A couple of non-fiction titles have held my attention this month.
Amanda Little’s search for answers about the future of food production has led her over the course of several years to write The Fate of Food: What We’ll Eat in a Bigger, Hotter, Smarter World. Following the release of a report stating that climate change with irrevocably alter our world over the next 30 years (alongside all the other science that says we’re headed for disaster) I was feeling quite despondent. This book gave me some hope that while our situation is indeed dire, there are some very clever people working to solve or work around the issues that will arise for farmers and food producers in years to come.
Little has traveled from Uganda to Mexico to talk to people who are combining technology and traditional farming methods to varying degrees of success in order to battle drought, frost, rising sea levels and water shortages. She is frank about the mental hurdles she comes up against – for example her deep-seated prejudice against GMO food, which is challenged by multiple farmers and scientists. Far from being a stodgy science book, Little also weaves her own discoveries and experiences as a parent, a foodie and a failed gardener into the writing to create a fascinating look at how food is produced currently as well as how we will need to adapt into the future.

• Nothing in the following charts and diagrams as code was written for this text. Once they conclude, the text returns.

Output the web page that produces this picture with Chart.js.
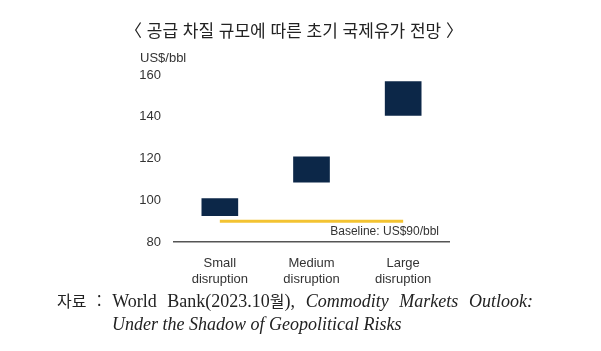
<!DOCTYPE html>
<html lang="ko">
<head>
    <meta charset="UTF-8">
    <title>공급 차질 규모에 따른 초기 국제유가 전망</title>
    <script src="https://cdn.jsdelivr.net/npm/chart.js"></script>
    <style>
        body { margin: 0; background: #fff; }
        #wrap { position: relative; width: 601px; height: 351px; overflow: hidden; }
        #title {
            position: absolute; left: 125px; top: 17px; width: 330px;
            text-align: justify; text-align-last: justify;
            font-family: 'Noto Sans CJK KR', sans-serif; font-size: 17px; color: #222;
        }
        #source {
            position: absolute; left: 57px; top: 289px; width: 476px;
            font-family: 'Liberation Serif', 'Noto Sans CJK KR', serif; font-size: 18px; color: #222;
            line-height: 23px;
        }
        #source .l1 { text-align: justify; text-align-last: justify; }
        #source .l2 { padding-left: 55px; }
        #source .ko { font-family: 'Noto Sans CJK KR', sans-serif; font-size: 16px; }
        #chart { position: absolute; left: 0; top: 0; }
    </style>
</head>
<body>
<div id="wrap">
    <canvas id="chart" width="601" height="351"></canvas>
    <div id="title">〈 공급 차질 규모에 따른 초기 국제유가 전망 〉</div>
    <div id="source">
        <div class="l1"><span class="ko">자료 :</span> World Bank(2023.10<span class="ko">월</span>), <i>Commodity Markets Outlook:</i></div>
        <div class="l2"><i>Under the Shadow of Geopolitical Risks</i></div>
    </div>
</div>

<script>
    // data
    const categories = [['Small', 'disruption'], ['Medium', 'disruption'], ['Large', 'disruption']];
    const rangeLow = [92.5, 108.5, 140.5];
    const rangeHigh = [101, 121, 157];
    const baseline = [90, 90, 90];
    const yTicks = [80, 100, 120, 140, 160];

    const textFont = "'Liberation Sans', Arial, sans-serif";

    const extraText = {
        id: 'extraText',
        afterDraw(chart) {
            const ctx = chart.ctx;
            const x = chart.scales.x, y = chart.scales.y;
            ctx.save();
            ctx.fillStyle = '#333';
            ctx.font = '13px ' + textFont;
            ctx.textAlign = 'left';
            ctx.textBaseline = 'middle';
            ctx.fillText('US$/bbl', 140, chart.chartArea.top - 17);
            ctx.font = '12px ' + textFont;
            ctx.textAlign = 'right';
            ctx.fillText('Baseline: US$90/bbl', x.right - 10, y.getPixelForValue(baseline[0]) + 11);
            ctx.restore();
        }
    };

    new Chart(document.getElementById('chart'), {
        data: {
            labels: categories,
            datasets: [{
                type: 'bar',
                data: rangeLow.map((v, i) => [v, rangeHigh[i]]),
                backgroundColor: '#0c2748',
                barPercentage: 0.4,
                categoryPercentage: 1,
                order: 1
            }, {
                type: 'line',
                data: baseline,
                borderColor: '#f3c332',
                borderWidth: 3,
                pointRadius: 0,
                order: 2
            }]
        },
        options: {
            responsive: false,
            animation: false,
            layout: { padding: { left: 0, top: 75, right: 152, bottom: 60 } },
            plugins: { legend: { display: false }, tooltip: { enabled: false } },
            scales: {
                x: {
                    grid: { display: false },
                    border: { display: true, color: '#555', width: 1.5 },
                    ticks: { color: '#333', font: { family: textFont, size: 13 }, padding: 6, maxRotation: 0 },
                    afterFit(s) { s.height = 49; }
                },
                y: {
                    min: 80, max: 160,
                    grid: { display: false },
                    border: { display: false },
                    afterBuildTicks(s) { s.ticks = yTicks.map(v => ({ value: v })); },
                    ticks: { color: '#333', font: { family: textFont, size: 13 }, padding: 5 },
                    afterFit(s) { s.width = 174; }
                }
            }
        },
        plugins: [extraText]
    });
</script>
</body>
</html>
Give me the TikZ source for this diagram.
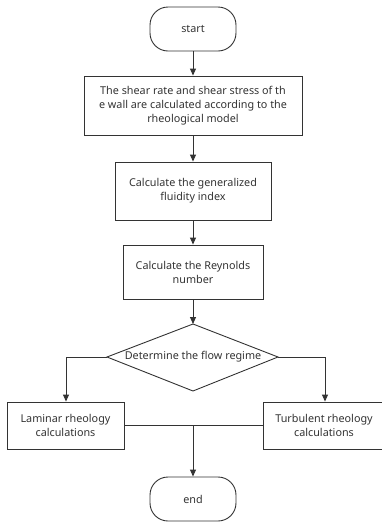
\documentclass[tikz,border=0pt]{standalone}
\usepackage{fontspec}
\setmainfont{Noto Sans}
\usetikzlibrary{arrows.meta,shapes.geometric}
\definecolor{ln}{HTML}{333333}
\definecolor{tx}{HTML}{333333}
\begin{document}
\begin{tikzpicture}[x=1pt,y=-1pt,
  every node/.style={text=tx,font=\fontsize{10.8}{14}\selectfont,align=center,inner sep=0pt},
  term/.style={draw=ln,line width=0.9pt,rounded corners=18pt,minimum width=86pt,minimum height=44pt},
  proc/.style={draw=ln,line width=0.9pt},
  conn/.style={draw=ln,line width=0.9pt},
  arr/.style={conn,-{Triangle[length=7pt,width=6pt]}}]
\useasboundingbox (0,0) rectangle (382,523);
\node[term] (start) at (193,29) {start};
\node[proc,minimum width=218pt,minimum height=59pt] (b1) at (193,105.5) {The shear rate and shear stress of th\\e wall are calculated according to the\\rheological model};
\node[proc,minimum width=156pt,minimum height=58pt] (b2) at (193,191) {Calculate the generalized\\fluidity index};
\node[proc,minimum width=140pt,minimum height=54pt] (b3) at (193,272) {Calculate the Reynolds\\number};
\draw[conn] (107,357) coordinate (dl) -- (193,324) coordinate (dt) -- (278,357) coordinate (dr) -- (193,391) coordinate (db) -- cycle;
\node (dtext) at (193,357) {Determine the flow regime};
\node[proc,minimum width=117pt,minimum height=47pt] (lam) at (65.5,425.5) {Laminar rheology\\calculations};
\node[proc,minimum width=122pt,minimum height=47pt] (tur) at (324,425.5) {Turbulent rheology\\calculations};
\node[term] (end) at (193,499) {end};
\coordinate (ml) at (66,357);
\coordinate (mr) at (325,357);
\coordinate (mid) at (193,425.5);
\draw[arr] (start) -- (b1);
\draw[arr] (b1) -- (b2);
\draw[arr] (b2) -- (b3);
\draw[arr] (b3) -- (dt);
\draw[arr] (dl) -- (ml) -- (lam.north -| ml);
\draw[arr] (dr) -- (mr) -- (tur.north -| mr);
\draw[conn] (lam.east) -- (tur.west);
\draw[arr] (mid) -- (end);
\end{tikzpicture}
\end{document}
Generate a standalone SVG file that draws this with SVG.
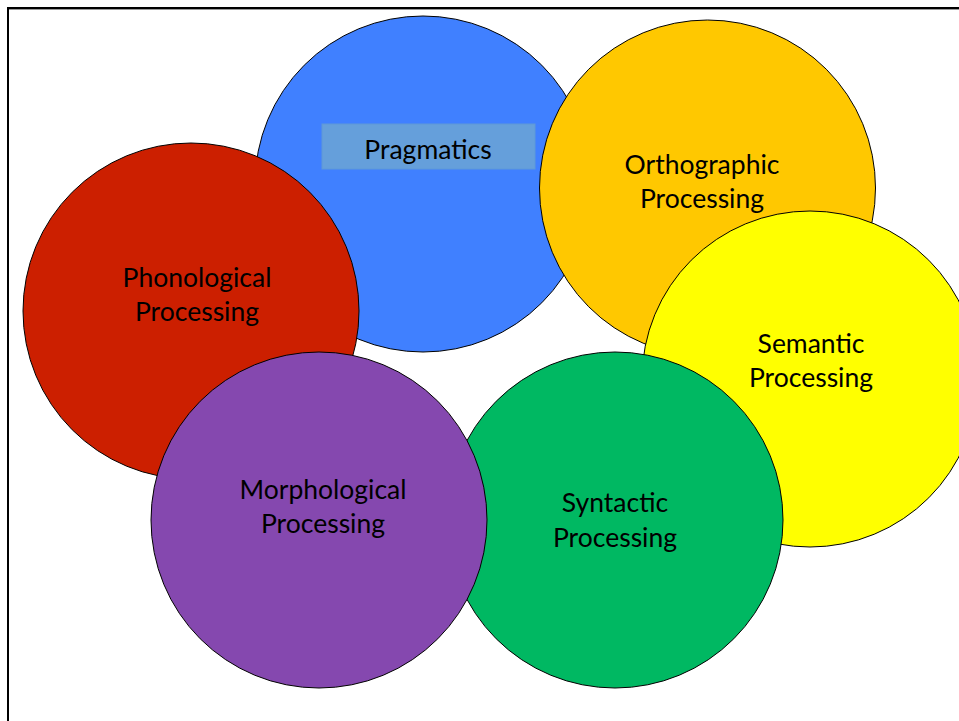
<svg xmlns="http://www.w3.org/2000/svg" width="959" height="721" viewBox="0 0 959 721">
<style>
.c{stroke:#000;stroke-width:1}
.t{font-family:Lato,"Liberation Sans",sans-serif;font-size:26.5px;fill:#000;text-anchor:middle}
</style>
<rect width="959" height="721" fill="#fff"/>
<g id="frame">
<line x1="8" y1="8" x2="959" y2="8" stroke="#000" stroke-width="2"/>
<line x1="8" y1="9.5" x2="959" y2="9.5" stroke="#999" stroke-width="1"/>
<line x1="8" y1="7" x2="8" y2="721" stroke="#000" stroke-width="2"/>
</g>
<g id="pragmatics">
<circle class="c" cx="423" cy="184" r="168" fill="#4080FF"/>
<rect x="322" y="124" width="213" height="45" fill="#659FDB" stroke="#5F98D8" stroke-width="1"/>
<text class="t" x="428" y="159">Pragmatics</text>
</g>
<g id="phonological">
<circle class="c" cx="191" cy="311" r="168" fill="#CC1F00"/>
<text class="t" x="197" y="287">Phonological</text>
<text class="t" x="197" y="321">Processing</text>
</g>
<g id="orthographic">
<circle class="c" cx="707.5" cy="188" r="168" fill="#FFC800"/>
<text class="t" x="702" y="174">Orthographic</text>
<text class="t" x="702" y="208">Processing</text>
</g>
<g id="semantic">
<circle class="c" cx="810" cy="379" r="168" fill="#FFFF00"/>
<text class="t" x="811" y="353">Semantic</text>
<text class="t" x="811" y="387">Processing</text>
</g>
<g id="syntactic">
<circle class="c" cx="615" cy="520" r="168" fill="#00B862"/>
<text class="t" x="615" y="512">Syntactic</text>
<text class="t" x="615" y="547">Processing</text>
</g>
<g id="morphological">
<circle class="c" cx="319" cy="520" r="168" fill="#8548AF"/>
<text class="t" x="323" y="499">Morphological</text>
<text class="t" x="323" y="533">Processing</text>
</g>
<g id="connectors"></g>
</svg>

The other book that I’m part way through at the moment which is totally engrossing is Lisa Taddeo’s much-hyped Three Women. It is being hailed as Truman Capote for the #MeToo generation and it is a truly astounding work of longform journalism. Over the course of eight years, Taddeo found three women who agreed to share their stories and truly immersed herself in their lives, attempting to uncover female desire.
Maggie was a student when she began an affair with one of her teachers, which she remembers as her first love. Now that she is older, however, she is attempting to prosecute him for his inappropriate sexual conduct while she was still a minor – but does she want justice or attention? Sloane is a successful business woman living in Rhode Island who is happily married to a man who likes to watch her having sex with other men, which she also finds exhilarating. Lina is a small-town woman in an unhappy, sexless marriage and has recently taken up an affair with her high school boyfriend, with whom she split up after being gang raped at a party in her youth. By submerging herself in these women’s very different and quite extreme stories, Taddeo manages to reveal truths about female relationships, self-esteem, bodies, sexuality and the desires that underpin all of our actions – whether they are acted upon or not. The writing is lyrical, hypnotic and sometimes painfully real, but Taddeo manages to honour and uphold her subjects with great dignity even as they share their most vulnerable thoughts.
Charmaine
I am having a great time reading the 5th book in Kate Atkinson’s private eye series revolving around her beloved character, Jackson Brodie. But don’t worry if you haven’t read the others, this one stands alone and you will be rewarded. Some of this is laugh out loud funny, some very detailed human experiences, a cast of fabulous characters and a very sinister storyline running through it.
It has taken 9 years for this 5th book in the series and you won’t be disappointed.